You could see how a young actor might get notions about themselves after being a big part of the most acclaimed television series of all time. You know, figuring certain roles were beneath them, banging on about the mystical aspects of 'the work' or refusing to do anything but Chekhov plays. So, it's heartening to report that Aaron Paul's first post-Breaking Bad project is an unashamed popcorn movie. And a good one at that.

The history of video games becoming films is not a particularly happy one, but while Need for Speed borrows a title, a fanbase and muscle cars for its cinema debut, the makers have come up with an original story and hero. They can thank the casting gods for giving them the wisdom to put Paul behind the wheel.

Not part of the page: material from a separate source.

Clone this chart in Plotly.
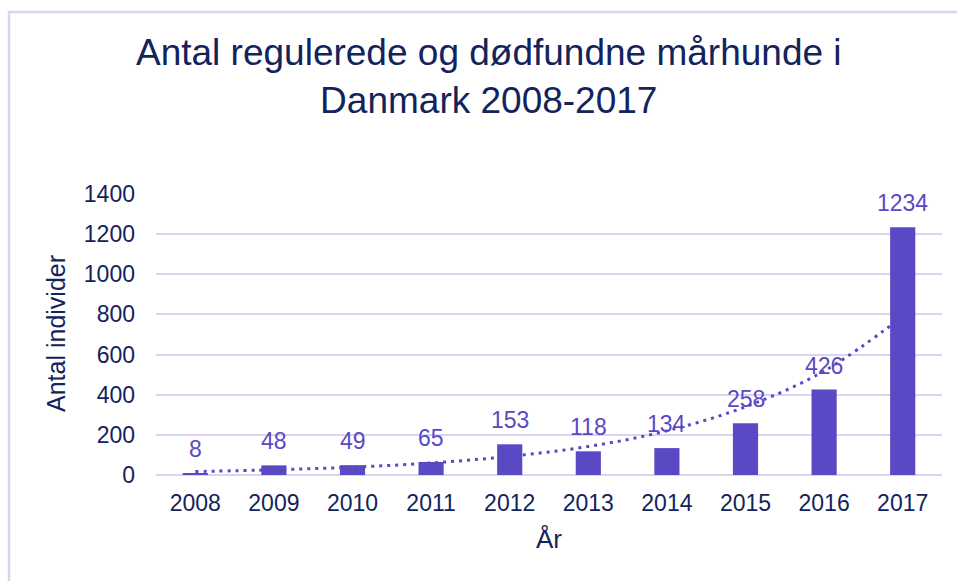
import plotly.graph_objects as go

years = ["2008", "2009", "2010", "2011", "2012", "2013", "2014", "2015", "2016", "2017"]
counts = [8, 48, 49, 65, 153, 118, 134, 258, 426, 1234]
trend = [17, 26, 39, 60, 93, 142, 220, 340, 518, 790]
y_ticks = [0, 200, 400, 600, 800, 1000, 1200, 1400]

title_text = "Antal regulerede og dødfundne mårhunde i<br>Danmark 2008-2017"
x_title = "År"
y_title = "Antal individer"

NAVY = "#13235B"
PURPLE = "#5A49C4"
GRID = "#D9D5F0"
FONT = "Arial, Liberation Sans, sans-serif"

W, H = 957, 581
L, R, T, B = 156, 15, 194, 106
pw, ph = W - L - R, H - T - B


def px_x(x):
    return (x - L) / pw


def px_y(y):
    return (H - B - y) / ph


fig = go.Figure()
fig.add_trace(go.Bar(
    x=years, y=counts, marker=dict(color=PURPLE, line=dict(width=0)),
    hoverinfo="x+y", showlegend=False,
))
fig.add_trace(go.Scatter(
    x=years, y=trend, mode="lines", line=dict(color=PURPLE, width=3, dash="3px,5px", shape="spline"),
    hoverinfo="skip", showlegend=False,
))

annotations = []
for i, v in enumerate(counts):
    annotations.append(dict(
        x=i, y=v, xref="x", yref="y", text=str(v), showarrow=False,
        yanchor="bottom", yshift=9, font=dict(family=FONT, size=23, color=PURPLE),
    ))

annotations.append(dict(
    x=px_x(489), y=px_y(30), xref="paper", yref="paper", text=title_text,
    showarrow=False, yanchor="top", xanchor="center", align="center",
    font=dict(family=FONT, size=37, color=NAVY),
))
annotations.append(dict(
    x=0.5, y=px_y(539), xref="paper", yref="paper", text=x_title,
    showarrow=False, yanchor="middle", xanchor="center",
    font=dict(family=FONT, size=26, color=NAVY),
))
annotations.append(dict(
    x=px_x(56), y=px_y(334), xref="paper", yref="paper", text=y_title, textangle=-90,
    showarrow=False, yanchor="middle", xanchor="center",
    font=dict(family=FONT, size=25, color=NAVY),
))

shapes = [dict(
    type="rect", xref="paper", yref="paper",
    x0=px_x(9), x1=px_x(990), y0=px_y(620), y1=px_y(12),
    line=dict(color=GRID, width=2.5), fillcolor="rgba(0,0,0,0)", layer="below",
)]

fig.update_layout(
    width=W, height=H,
    margin=dict(l=L, r=R, t=T, b=B, pad=0),
    paper_bgcolor="white", plot_bgcolor="white",
    bargap=0.68,
    font=dict(family=FONT, size=23, color=NAVY),
    annotations=annotations,
    shapes=shapes,
    xaxis=dict(
        type="category", showgrid=False, showline=False, zeroline=False,
        ticks="", ticklabelstandoff=12, tickfont=dict(size=23, color=NAVY),
        range=[-0.5, 9.5],
    ),
    yaxis=dict(
        range=[0, 1400], tickvals=y_ticks, ticktext=[str(t) for t in y_ticks],
        showgrid=True, gridcolor=GRID, gridwidth=2, zeroline=True, zerolinecolor=GRID,
        zerolinewidth=2, showline=False, ticks="", ticklabelstandoff=20,
        tickfont=dict(size=23, color=NAVY),
    ),
)

fig.write_html(
    "out.html",
    config={"displayModeBar": False},
    post_script="document.body.style.margin='0';document.body.style.overflow='hidden';",
)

He plays Tobey Marshall, a street racer and custom car builder who gets an offer he can't refuse, winds up somewhere he can't leave and then sets about evening the score by putting his foot to the floor. Dominic Purcell plays his black polo neck-wearing rival; Imogen Poots is the fun and snarky love interest and there's a supporting cast of sassy sidekicks who are more likeable than this type of thing usually permits. Of course, you get far-fetched and some clichés, but there are wow moments too, and the pacing is exactly as it needs to be.

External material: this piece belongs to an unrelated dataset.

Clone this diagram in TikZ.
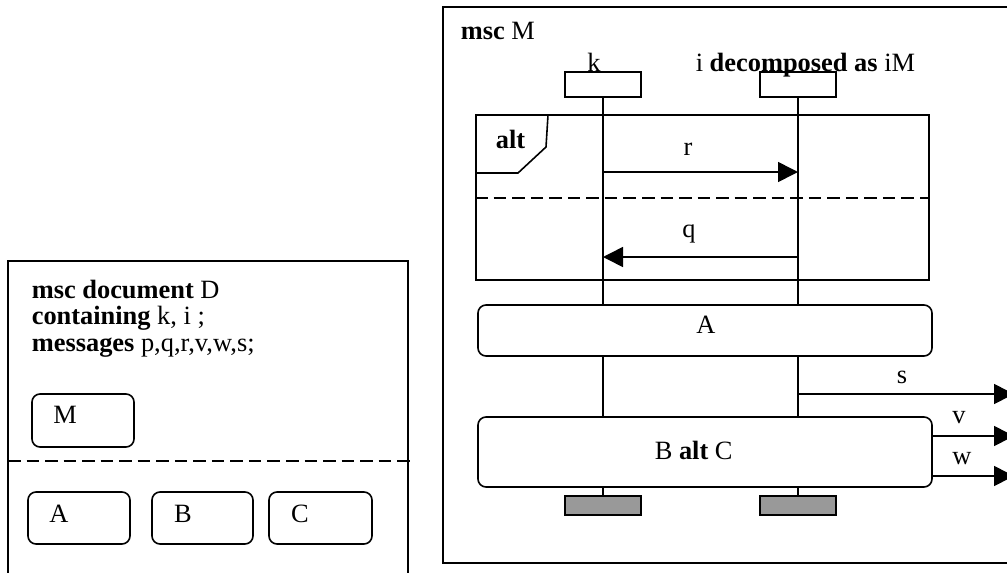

Stuntman-turned-director Scott Waugh and writer brothers John (Flight, Real Steel) and George Gatins know their horsepower history: from settings to set-pieces Need for Speed pays tribute to great motor movies and even includes pit-stop pilgrimages to Detroit and Bonneville Salt Flats. Cinematographer Shane Hurlbut proves himself to be as adept at wide open spaces as tight angles, and from '69 Ford Gran Torinos to Koenigsegg Agera Rs, the petrolhead porn on offer will prove as satisfying for know-all as novice. Some of the latter might even be tempted to finally sit their test.

With this, leading man Paul now has a new set of customers on his hands - and they'll be just as anxious for the next hit as anyone down Albuquerque way.